If it was, and the parties can’t otherwise reach some sort of agreement, Appeals will issue supplemental determinations that the Tax Court will likely uphold.

If it wasn’t, it’s unclear what happens next, which is where things get messy and the ghouls come out.

Normally, if a taxpayer and Appeals reach an agreement in a CDP hearing, the parties execute a Form 12257 relating to the agreed upon resolution. For a CDP case in Tax Court, the case is dismissed as moot because the proposed collection action is no longer being pursued. See Commissioner v. Zuch, 605 U.S. 422 (2025).

In these cases, even if Appeals doesn’t sustain the proposed collection action because of an issue with penalty approval, it’s unclear whether an agreement would be reached between the parties as to a collection alternative. The taxpayers in Besicorp were seeking an offer-in-compromise (OIC) but Appeals wasn’t inclined (and isn’t required) to agree to one, meaning the parties may reach an impasse.

If the parties can’t agree, it is unlikely a Form 12257 will be executed. This puts the case in a procedural no-man’s land.
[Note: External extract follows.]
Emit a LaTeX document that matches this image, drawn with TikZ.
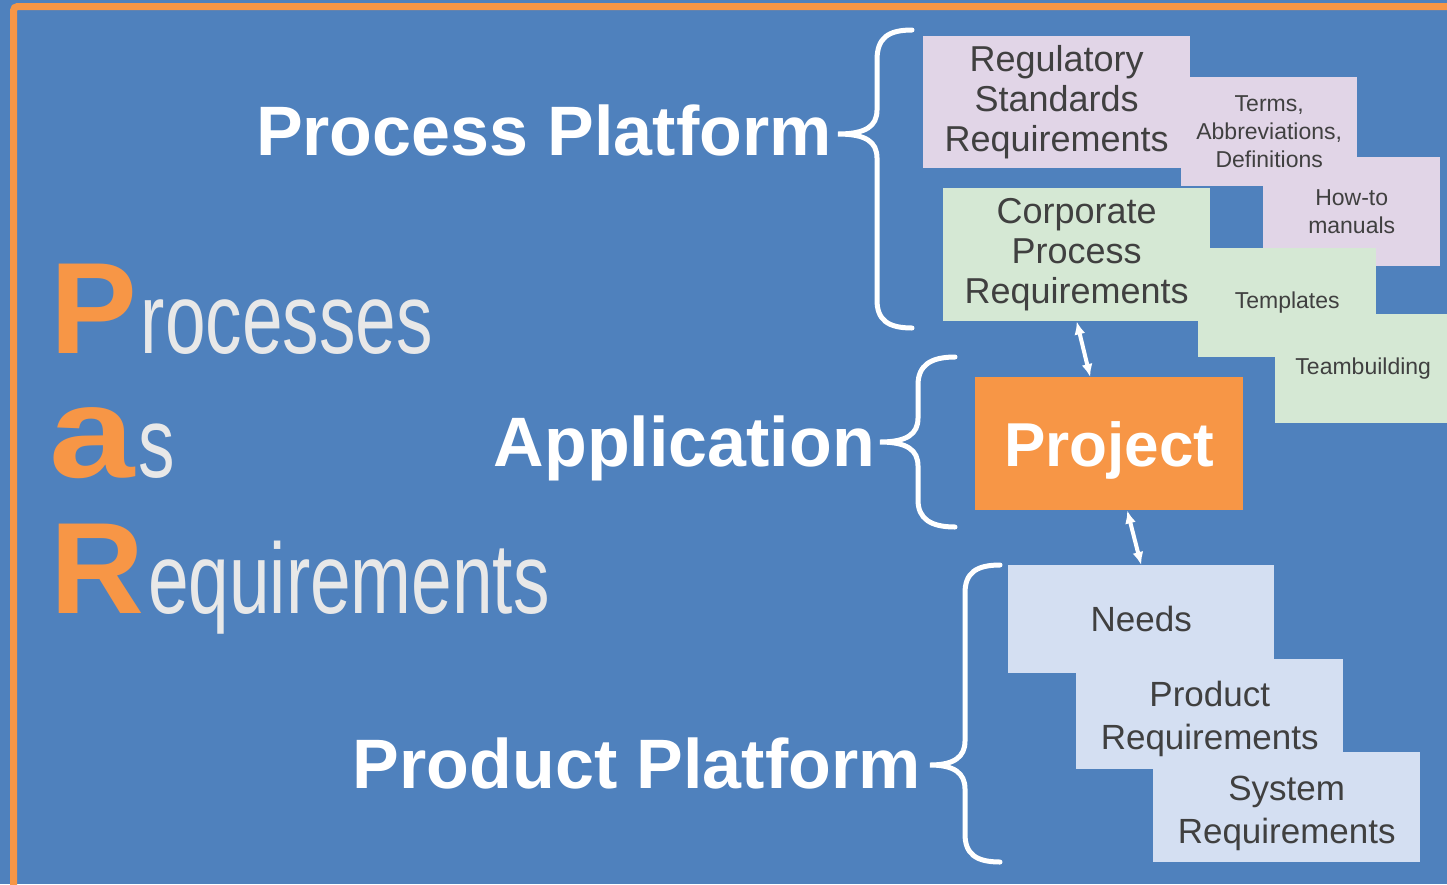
\documentclass[tikz,border=0pt]{standalone}
\usepackage{fontspec}
\setmainfont{Liberation Sans}
\newfontfamily\narrowfont[FakeStretch=0.73]{Liberation Sans}
\usetikzlibrary{arrows.meta,positioning}
\definecolor{slideblue}{HTML}{4F81BD}
\definecolor{slideorange}{HTML}{F79646}
\definecolor{lilac}{HTML}{E1D5E7}
\definecolor{mint}{HTML}{D5E8D4}
\definecolor{paleblue}{HTML}{D4DFF2}
\definecolor{boxtext}{HTML}{404040}
\definecolor{lightgrey}{HTML}{E8E8E8}
\newcommand\parinitial[1]{{\color{slideorange}\rmfamily\bfseries\fontsize{130}{130}\selectfont #1}\kern4pt}
\tikzset{>=latex}

\begin{document}
\begin{tikzpicture}[x=1pt, y=-1pt, every node/.style={inner sep=0pt},
	stepbox/.style={anchor=north west, align=center, text=boxtext},
	bigbox/.style={stepbox, font=\fontsize{36}{40}\selectfont},
	needbox/.style={stepbox, font=\fontsize{35}{43}\selectfont},
	smallbox/.style={stepbox, font=\fontsize{23}{28}\selectfont},
	platform/.style={anchor=base east, text=white, font=\bfseries\fontsize{70}{70}\selectfont},
	parword/.style={anchor=base west, text=lightgrey, font=\narrowfont\fontsize{100}{100}\selectfont},
	bracestroke/.style={white, line width=5pt, line cap=round},
	link/.style={white, line width=4pt, {Latex[length=13pt,width=11pt]}-{Latex[length=13pt,width=11pt]}}]
	\useasboundingbox (0,0) rectangle (1447,884);
	\clip (0,0) rectangle (1447,884);
	\fill[slideblue] (0,0) rectangle (1447,884);
	\draw[slideorange, line width=7pt, rounded corners=4pt] (13.5,950) -- (13.5,6.5) -- (1500,6.5);

	% PaR acronym
	\node[parword] (procs) at (50,353) {\parinitial{P}rocesses};
	\node[parword] (as) at (49,477) {\parinitial{\scalebox{1.18}[1]{a}}s};
	\node[parword] (reqs) at (50,613) {\parinitial{R}equirements};

	% platform labels
	\node[platform] (procplat) at (832,155) {Process Platform};
	\node[platform] (appl) at (875,466) {Application};
	\node[platform] (prodplat) at (921,788) {Product Platform};

	% process platform boxes
	\node[smallbox, fill=lilac, minimum width=177pt, minimum height=109pt] (howto) at (1263,157) {How-to\\manuals};
	\node[smallbox, fill=lilac, minimum width=176pt, minimum height=109pt] (terms) at (1181,77) {Terms,\\Abbreviations,\\Definitions};
	\node[bigbox, fill=lilac, minimum width=267pt, minimum height=132pt] (regstd) at (923,36) {Regulatory\\Standards\\Requirements};
	\node[smallbox, fill=mint, minimum width=176pt, minimum height=109pt] (teamb) at (1275,314) {Teambuilding};
	\node[smallbox, fill=mint, minimum width=178pt, minimum height=109pt] (templ) at (1198,248) {Templates};
	\node[bigbox, fill=mint, minimum width=267pt, minimum height=133pt] (corp) at (943,188) {Corporate\\Process\\Requirements};

	% application
	\node[stepbox, fill=slideorange, text=white, font=\bfseries\fontsize{62}{62}\selectfont, text depth=0pt, minimum width=268pt, minimum height=133pt] (project) at (975,377) {Project};

	% product platform boxes (struts push the two-line texts a bit lower)
	\node[needbox, fill=paleblue, minimum width=267pt, minimum height=110pt] (sysreq) at (1153,752) {\rule{0pt}{36pt}System\\Requirements};
	\node[needbox, fill=paleblue, minimum width=267pt, minimum height=110pt] (prodreq) at (1076,659) {\rule{0pt}{34pt}Product\\Requirements};
	\node[needbox, fill=paleblue, minimum width=266pt, minimum height=108pt] (needs) at (1008,565) {Needs};

	% links to the project
	\draw[link] (corp.south) -- ([xshift=-19pt]project.north);
	\draw[link] ([xshift=18pt]project.south) -- (needs.north);

	% braces
	\draw[bracestroke] (912,30) .. controls (888,30) and (877,38) .. (877,60) -- (877,110) .. controls (877,126) and (866,134) .. (838,134) .. controls (866,134) and (877,142) .. (877,158) -- (877,300) .. controls (877,320) and (888,328) .. (912,328);
	\draw[bracestroke] (955,357) .. controls (931,357) and (918,365) .. (918,385) -- (918,418) .. controls (918,434) and (907,442) .. (880,442) .. controls (907,442) and (918,450) .. (918,466) -- (918,500) .. controls (918,519) and (931,527) .. (955,527);
	\draw[bracestroke] (1000,565) .. controls (976,565) and (965,573) .. (965,593) -- (965,741) .. controls (965,757) and (954,765) .. (930,765) .. controls (954,765) and (965,773) .. (965,789) -- (965,834) .. controls (965,854) and (976,862) .. (1000,862);
\end{tikzpicture}
\end{document}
In theory, Appeals may issue a supplemental determination stating it’s not sustaining the proposed collection action while also indicating that no collection alternative was reached. Under the Supreme Court’s holding in Zuch, that may be all that is needed to get the case dismissed from Tax Court. But it’s unclear if that result would preclude the IRS from future administrative collection actions as speculated by the Second Circuit.
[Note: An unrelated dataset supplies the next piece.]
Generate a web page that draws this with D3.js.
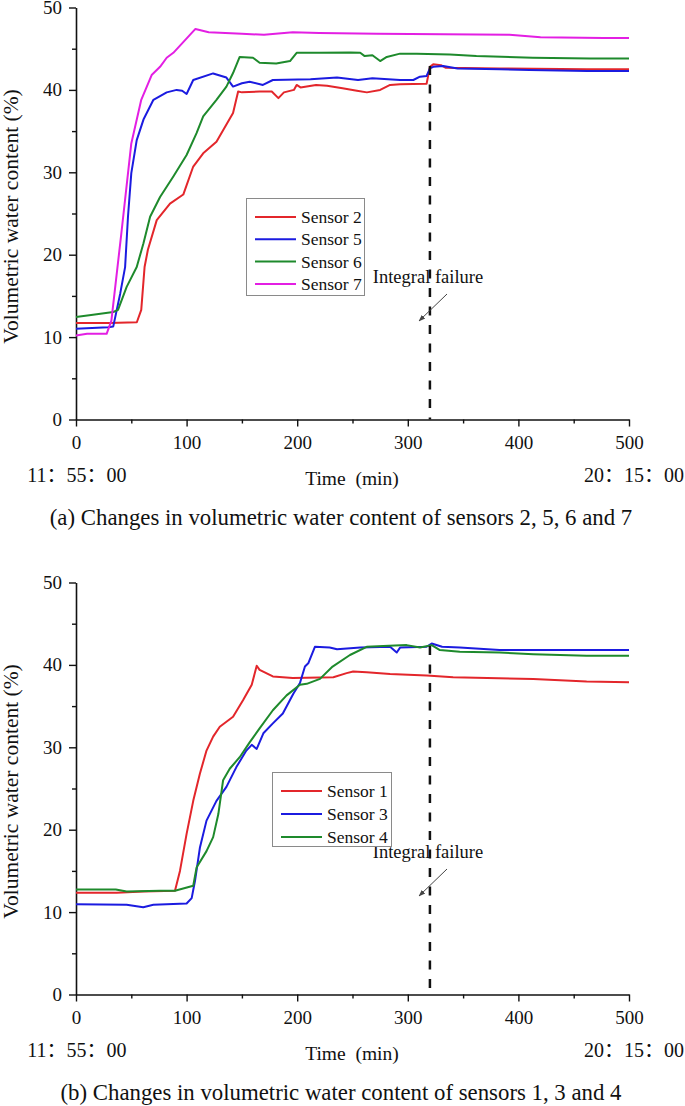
<!DOCTYPE html>
<html>
<head>
<meta charset="utf-8">
<script src="https://cdn.jsdelivr.net/npm/d3@7"></script>
<style>
  body { margin: 0; background: #fff; }
</style>
</head>
<body>
<div id="graph"></div>
<script>
// ---- data: [time (min), water content (%)] ----
const sensor2 = [[0,11.7],[30,11.7],[55,11.8],[59,13.3],[62,18.5],[65,20.6],[73,24.2],[85,26.2],[97,27.3],[106,30.7],[115,32.3],[127,33.7],[136,35.8],[142,37.2],[146.6,39.8],[150,39.7],[166,39.8],[177,39.8],[183,39.0],[188,39.7],[197,40.0],[199.5,40.6],[203,40.3],[217,40.6],[227,40.5],[241,40.2],[254,39.9],[263,39.7],[275,40.0],[284,40.6],[293,40.7],[317,40.75],[320,42.8],[323,43.1],[330,43.0],[334,42.7],[383,42.6],[462,42.5],[500,42.5]];
const sensor5 = [[0,11.0],[29,11.2],[33.7,11.3],[40,15.3],[44.4,18.5],[47,24.6],[50,29.9],[54.9,33.9],[61,36.4],[70,38.8],[82,39.7],[91,40.0],[96,39.9],[100,39.5],[106,41.2],[124,42.0],[136,41.5],[142,40.4],[150,40.8],[157,41.0],[169,40.6],[178,41.2],[212,41.3],[236,41.5],[255,41.2],[268,41.4],[293,41.2],[305,41.2],[311,41.6],[317,41.7],[320,42.6],[323,42.8],[332,42.9],[345,42.6],[383,42.5],[410,42.4],[462,42.3],[500,42.3]];
const sensor6 = [[0,12.45],[15.4,12.7],[33.7,13.05],[38,13.3],[45.8,16.1],[54.9,18.5],[61,21.4],[67,24.6],[76,27.0],[88,29.5],[100,32.1],[109,34.75],[115,36.8],[127,38.8],[136,40.4],[142,42.05],[148,44.0],[160,43.9],[166,43.3],[181,43.2],[193.5,43.5],[199.5,44.5],[220,44.5],[248,44.55],[257,44.5],[261,44.1],[268,44.2],[275,43.5],[281,44.0],[293,44.4],[308,44.4],[338,44.3],[362,44.1],[413,43.9],[465,43.8],[500,43.8]];
const sensor7 = [[0,10.2],[10,10.4],[27.7,10.4],[32,12.0],[41,22.6],[50,33.5],[59,38.8],[68.4,41.8],[76,42.8],[82,43.9],[88,44.5],[108,47.4],[120,47.0],[150,46.8],[170,46.7],[196,47.0],[220,46.9],[272,46.8],[392,46.7],[420,46.4],[477,46.3],[500,46.3]];

const sensor1 = [[0,12.35],[36.8,12.35],[61,12.5],[89.5,12.6],[94,15.0],[100,19.5],[106,23.5],[112,26.8],[118,29.6],[124,31.3],[130,32.5],[142,33.7],[151,35.7],[158.9,37.6],[163.4,39.9],[166,39.4],[178,38.6],[196,38.4],[232.7,38.5],[244.7,39.0],[250.6,39.2],[262.8,39.1],[284,38.9],[317,38.7],[341,38.5],[413.5,38.3],[461.7,38.0],[500,37.9]];
const sensor3 = [[0,10.95],[45.8,10.9],[60.8,10.6],[69.9,10.9],[100,11.05],[104.6,11.7],[107.6,13.8],[112,17.8],[118,21.1],[127,23.5],[136,25.2],[145,27.6],[154,29.6],[158.9,30.3],[163.4,29.8],[169.4,31.7],[178,32.9],[187,34.1],[196.5,36.5],[202.5,37.8],[207,39.8],[210,40.2],[216,42.2],[229.4,42.1],[236,41.9],[257,42.1],[284,42.2],[290,41.5],[293,42.1],[317,42.2],[321.6,42.6],[331,42.2],[347,42.1],[383,41.8],[500,41.8]];
const sensor4 = [[0,12.75],[36,12.75],[45.8,12.5],[76,12.6],[89.5,12.6],[106,13.2],[109,15.4],[118,17.4],[124,19.1],[128.7,21.9],[133,26.0],[139,27.4],[148,28.8],[157,30.6],[166,32.3],[178,34.5],[190.4,36.3],[202.5,37.6],[208.6,37.7],[220.6,38.3],[232,39.8],[247.7,41.2],[262.8,42.2],[277.9,42.3],[299,42.4],[311,42.1],[321.6,42.4],[329,41.8],[347,41.6],[383,41.5],[413.5,41.3],[461.7,41.1],[500,41.1]];

const xTicks = [0, 100, 200, 300, 400, 500];
const xMinor = [50, 150, 250, 350, 450];
const yTicks = [0, 10, 20, 30, 40, 50];
const yMinor = [5, 15, 25, 35, 45];
const failureTime = 320;
const startClock = "11：55：00";
const endClock = "20：15：00";

var palette = {
  red: "#e3262b",
  blue: "#1b1be0",
  green: "#1e8a2c",
  magenta: "#e31fe3"
};
const serif = "'Liberation Serif', 'Times New Roman', serif";
const serifCjk = "'Liberation Serif', 'Noto Sans CJK SC', serif";

const panels = [
  {
    top: 0,
    series: [
      { name: "Sensor 2", data: sensor2, color: palette.red },
      { name: "Sensor 5", data: sensor5, color: palette.blue },
      { name: "Sensor 6", data: sensor6, color: palette.green },
      { name: "Sensor 7", data: sensor7, color: palette.magenta }
    ],
    failTop: 42.9,
    legend: { x: 246, y: 198, w: 118, h: 97 },
    caption: "(a) Changes in volumetric water content of sensors 2, 5, 6 and 7"
  },
  {
    top: 575,
    series: [
      { name: "Sensor 1", data: sensor1, color: palette.red },
      { name: "Sensor 3", data: sensor3, color: palette.blue },
      { name: "Sensor 4", data: sensor4, color: palette.green }
    ],
    failTop: 42.3,
    legend: { x: 272, y: 772 - 575, w: 119, h: 74 },
    caption: "(b) Changes in volumetric water content of sensors 1, 3 and 4"
  }
];

const svg = d3.select("#graph").append("svg")
  .attr("width", 685).attr("height", 1106);

const defs = svg.append("defs");
defs.append("marker")
  .attr("id", "arrow")
  .attr("viewBox", "0 0 10 10")
  .attr("refX", 9).attr("refY", 5)
  .attr("markerWidth", 7).attr("markerHeight", 7)
  .attr("markerUnits", "userSpaceOnUse")
  .attr("orient", "auto")
  .append("path").attr("d", "M0,1.5L10,5L0,8.5Z").attr("fill", "#444");

const x = d3.scaleLinear().domain([0, 500]).range([76, 629]);

function label(g, px, py, size, str, font) {
  return g.append("text")
    .attr("x", px).attr("y", py)
    .attr("text-anchor", "middle")
    .attr("fill", "#111")
    .style("font-family", font || serif)
    .style("font-size", size + "px")
    .text(str);
}

panels.forEach(function(p) {
  const g = svg.append("g").attr("transform", "translate(0," + p.top + ")");
  const y = d3.scaleLinear().domain([0, 50]).range([419.5, 7.5]);

  // minor ticks
  g.append("g").attr("transform", "translate(0,419.5)")
    .call(d3.axisBottom(x).tickValues(xMinor).tickSize(4).tickFormat("").tickSizeOuter(0))
    .call(a => a.select(".domain").remove());
  g.append("g").attr("transform", "translate(76,0)")
    .call(d3.axisLeft(y).tickValues(yMinor).tickSize(4).tickFormat("").tickSizeOuter(0))
    .call(a => a.select(".domain").remove());

  const xa = g.append("g").attr("transform", "translate(0,419.5)")
    .call(d3.axisBottom(x).tickValues(xTicks).tickSize(7).tickPadding(9).tickSizeOuter(0));
  const ya = g.append("g").attr("transform", "translate(76,0)")
    .call(d3.axisLeft(y).tickValues(yTicks).tickSize(7).tickPadding(7).tickSizeOuter(0));

  [xa, ya].forEach(function(a) {
    a.selectAll("text").style("font-size", "19px").style("font-family", serif).attr("fill", "#111");
    a.select(".domain").attr("stroke", "#111").attr("stroke-width", 1.6);
  });
  g.selectAll(".tick line").attr("stroke", "#111").attr("stroke-width", 1.4);

  // sensor lines
  const line = d3.line().x(d => x(d[0])).y(d => y(d[1]));
  p.series.forEach(function(s) {
    g.append("path")
      .datum(s.data)
      .attr("d", line)
      .attr("fill", "none")
      .attr("stroke", s.color)
      .attr("stroke-width", 2)
      .attr("stroke-linejoin", "round");
  });

  // failure line + note
  g.append("line")
    .attr("x1", x(failureTime)).attr("x2", x(failureTime))
    .attr("y1", y(p.failTop)).attr("y2", y(0))
    .attr("stroke", "#111").attr("stroke-width", 2.5)
    .attr("stroke-dasharray", "9,9.5");

  label(g, 428, 283, 18.5, "Integral failure");
  g.append("line")
    .attr("x1", 447).attr("y1", 294)
    .attr("x2", 419).attr("y2", 321)
    .attr("stroke", "#444").attr("stroke-width", 1)
    .attr("marker-end", "url(#arrow)");

  // legend
  const L = p.legend;
  const lg = g.append("g");
  lg.append("rect")
    .attr("x", L.x + 0.5).attr("y", L.y + 0.5)
    .attr("width", L.w).attr("height", L.h)
    .attr("fill", "#fff").attr("stroke", "#8a8a8a").attr("stroke-width", 1);
  const step = p.series.length === 4 ? 22.3 : 23;
  p.series.forEach(function(s, i) {
    const cy = L.y + 19 + i * step;
    lg.append("line")
      .attr("x1", L.x + 9).attr("x2", L.x + 50)
      .attr("y1", cy).attr("y2", cy)
      .attr("stroke", s.color).attr("stroke-width", 2);
    label(lg, L.x + 55, cy + 6, 17.5, s.name).attr("text-anchor", "start");
  });

  // axis titles, clock times, caption
  label(g, 0, 0, 21.5, "Volumetric water content (%)")
    .attr("x", null).attr("y", null)
    .attr("transform", "translate(18," + ((7.5 + 419.5) / 2 + 3) + ") rotate(-90)");

  label(g, 77, 482, 20, startClock, serifCjk);
  label(g, 634, 482, 20, endClock, serifCjk);
  label(g, 352, 485, 19.5, "Time\u2002(min)");
  label(g, 341, 525, 22.8, p.caption);
});
</script>
</body>
</html>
Under IRC §§ 6320 (liens) and 6330 (levies), a taxpayer is entitled to only one CDP hearing per tax type and tax period. After that, future collection actions by the IRS fall outside of CDP and are not subject to judicial review. Appeals retains jurisdiction over prior CDP determinations, but the scope of that jurisdiction is generally limited to enforcing IRS compliance with agreed upon collection alternatives or reconsidering its determination based on changed circumstances.

Because collection actions are generally discrete events, a levy on specific property or a lien notice filed in a particular place, it’s unlikely the Appeals CDP determination would preclude future administrative collection in the way the Second Circuit proposed. More importantly, there doesn’t seem to be any procedural mechanism to administratively or judicially enjoin such collection actions without triggering Anti-Injunction Act concerns or turning the matter into a collateral attack on a final Tax Court decision. I can envision some creative arguments here but I am not sure they would stick.

Beyond these cases, the IRS has updated its procedures to ensure § 6751(b)(1) compliance, likely limiting the instances where an SO uncovers non-compliance after a Tax Court decision. But the Second Circuit’s holding may still cause some administrative upheaval. Going forward, SOs won’t be able to rely on transcripts when verifying certain penalty assessments arising from Tax Court. They will need to review specific evidence of compliance which takes more time.

As with Chai, the Second Circuit has put its own spin on tax administration. While the outcome may help the current petitioners in the near term, it is not clear how useful it will be in the long run.